Egypt’s inflation slowed more than expected in November, easing pressure on the central bank after last month’s setback and reopening the door to further rate cuts as soon as its 25 December meeting.
Data from Egypt’s statistics agency show urban headline inflation eased to about 12.3% year-on-year in November from 12.5% in October, with the monthly rate dropping sharply to 0.3% from 1.8%. The surprise slowdown came even after a cut in fuel subsidies, suggesting that underlying price pressures are cooling again.
Food and beverage inflation, the largest component of the basket, also moderated, with prices rising more slowly than in October and falling on a month-on-month basis. That marks a reversal from October, when Egypt recorded its first inflation acceleration in five months, forcing the Central Bank of Egypt (CBE) to pause its easing cycle despite having just delivered a fourth rate cut this year.
From crisis peak to double-digit, but still high
The latest figures cap a volatile two-year cycle. Inflation peaked near 38% in September 2023 after a series of currency shocks and FX shortages, before falling steadily through much of 2024 as authorities floated the pound and tightened policy.
In March 2024, Egypt let the pound slide by almost 40% as part of a wider IMF-backed reform push. The devaluation, combined with an 800-basis-point rate hike that took the policy rate above 27%, helped secure an expanded Fund programme and unlock more than $5 billion in additional support. But it also pushed up import and fuel costs, feeding the inflation surge that followed.
By early 2025, the combination of FX relief and tighter policy started to bite. FiA reported in March that urban inflation dropped to 12.8% in February, its lowest level in almost three years, helped by increased foreign-exchange availability and a strong base effect. Analysts then began to pencil in substantial rate cuts for the rest of the year.
A stop–go easing cycle
The CBE has since been trying to normalise policy without losing its grip on prices. Between April and October 2025, it cut its overnight deposit rate from 27.25% to 21%, delivering a total of 625 basis points of easing over several meetings as inflation trended lower.

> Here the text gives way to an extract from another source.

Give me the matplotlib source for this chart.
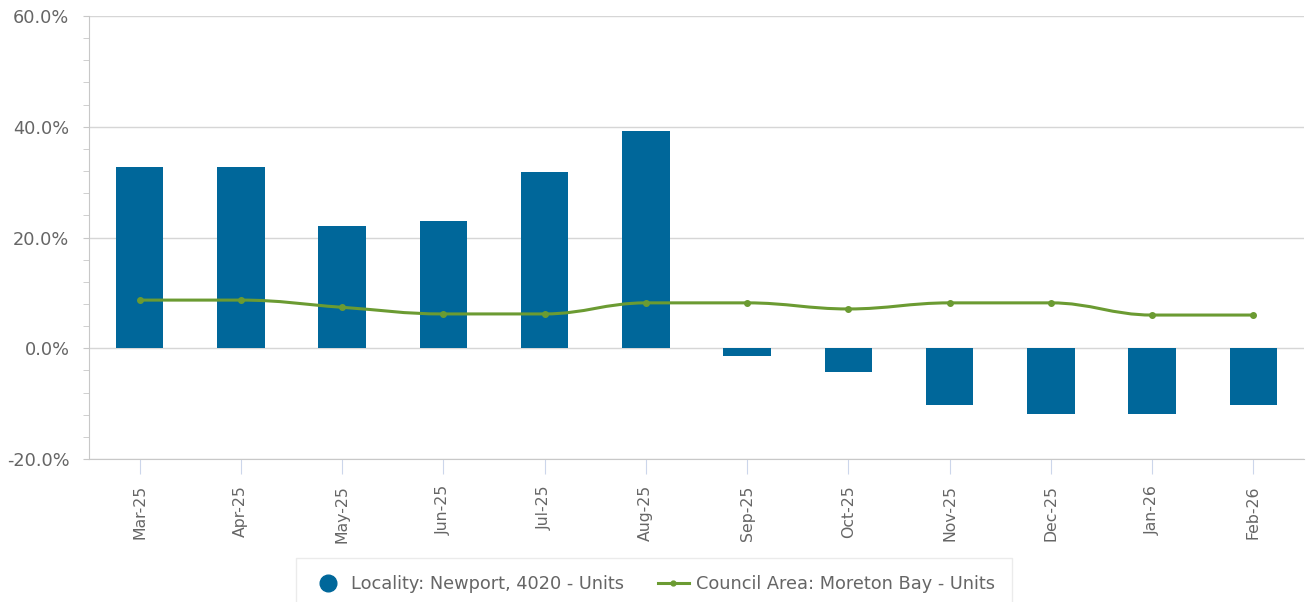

Finance in Africa’s October coverage noted that the move to 21% put the key rate at a two-year low, though still among the highest in Africa, and was framed by the CBE as a way to reduce debt-service costs and support investment while inflation cooled.
The October inflation print briefly interrupted that narrative. Headline inflation ticked up for the first time in five months, prompting the MPC to pause at its November meeting and signal caution over the impact of subsidy reforms and tax changes.
November’s softer reading now strengthens the case for resuming cuts. With inflation less than half its 2023 peak and trending sideways in the low-teens, the real policy rate has turned decisively positive, increasing the burden on borrowers and the government.
Growth, banks and the IMF
The inflation slowdown comes against a backdrop of improving growth data. As FiA reported in late November, Egypt’s GDP has climbed to its strongest pace in three years, driven by non-oil sectors such as manufacturing, tourism and real estate, even as hydrocarbons lag. Policymakers see this as evidence that the reform programme is broadening the base of the recovery.
The combination of high nominal rates and cooling inflation has been a double-edged sword. On one hand, a 21% policy rate keeps local-currency assets attractive to foreign portfolio investors; on the other, it raises domestic funding costs and risks choking off credit to the real economy.
The IMF, which has tied its programme to tighter monetary and fiscal discipline, will be watching closely. Further cuts that are not backed by sustained disinflation could undermine credibility. However, holding rates too high for too long risks stalling the investment that reforms are meant to unlock.
What to watch at the 25 December meeting
The CBE’s next policy meeting on 25 December will test how it balances these trade-offs. The November inflation data give it more room to cut, but several factors argue for caution:
- Subsidy reforms and fuel-price adjustments are still feeding through, with earlier increases of up to 13% in some fuel categories.
- A new rental law that raised housing costs contributed to October’s inflation uptick and could re-emerge if landlords continue to adjust prices.
- External risks, including global rates, geopolitical tensions and Suez-linked shipping disruptions, continue to weigh on FX flows.
If the MPC judges that these risks are contained, another 100-basis-point cut would be consistent with the path it has taken since April, still leaving Egypt with one of the highest real rates in the region. A more cautious move, or another hold, would signal that the committee wants more evidence that the disinflation trend is durable.
For now, November’s numbers mark a rare upside surprise in Egypt’s long inflation battle — and give the central bank the first clean opportunity in months to think about easing again.